Forrest Tucker es el ladrón de bancos que todo director querría tener: un jubileta bonachón que se divierte desvalijándolos con la educación como tarjeta de identidad. Ni una gota de sangre derramada, ni un disparo al aire, sólo deja carisma y encanto. Su estampa no cuadra entre rejas mientras la leyenda le persigue con más intensidad que los barrotes.
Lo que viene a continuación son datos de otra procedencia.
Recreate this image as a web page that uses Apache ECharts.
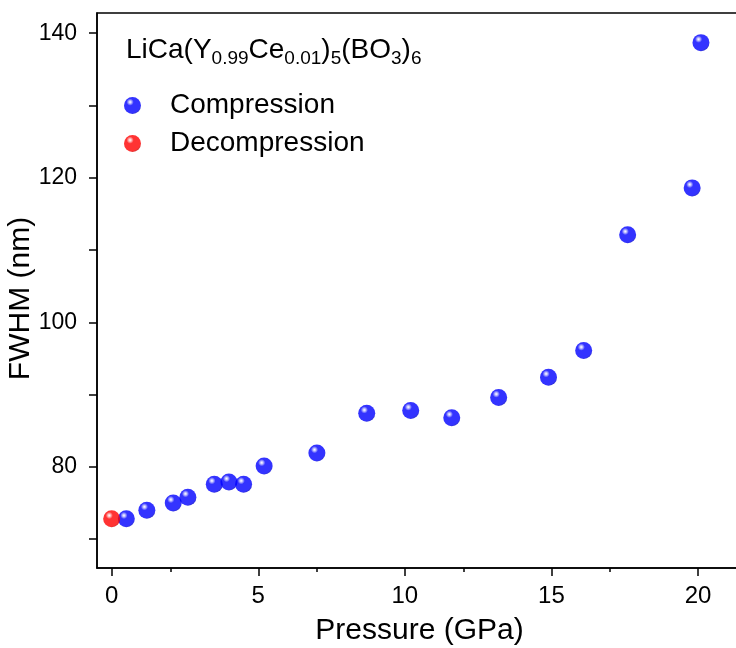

Forrest Tucker fue un autodidacta de las fugas intensivas que siempre trató con respeto: desde su primera escapada entre sábanas a los 13 años hasta burlar la seguridad invulnerable de
San Quintín. Ahora, Tucker es el septuagenario cortés que se toma la vida como una paseo alegre mientras despoja a los bancos con elegancia admirada y temple admirable. Tucker es el último vestigio de
Los Carrozas, una pandilla de bandidos ancianos que emplearon su encanto en vez de la agresión para embaucar a miles de personas. Tucker no se cansa de jugar desafiando a la edad. Todo es tan delicioso con
Robert Redford que hasta los malos son buenos; el resto, sobra. Resulta imposible no enamorarse de Tucker y Redford al mismo tiempo, de esa madurez juvenil que nunca envejece.
El protagonista de
El golpe o
Dos hombres y un destino puso en jaque a la justicia sin ocultarse de ella. Mister Redford levanta con su presencia cálida el magnetismo de una actuación sencilla para la que hace falta dominar las tablas; transmite ese aire de cordialidad que su rostro, arrugado por la edad, conserva intacta.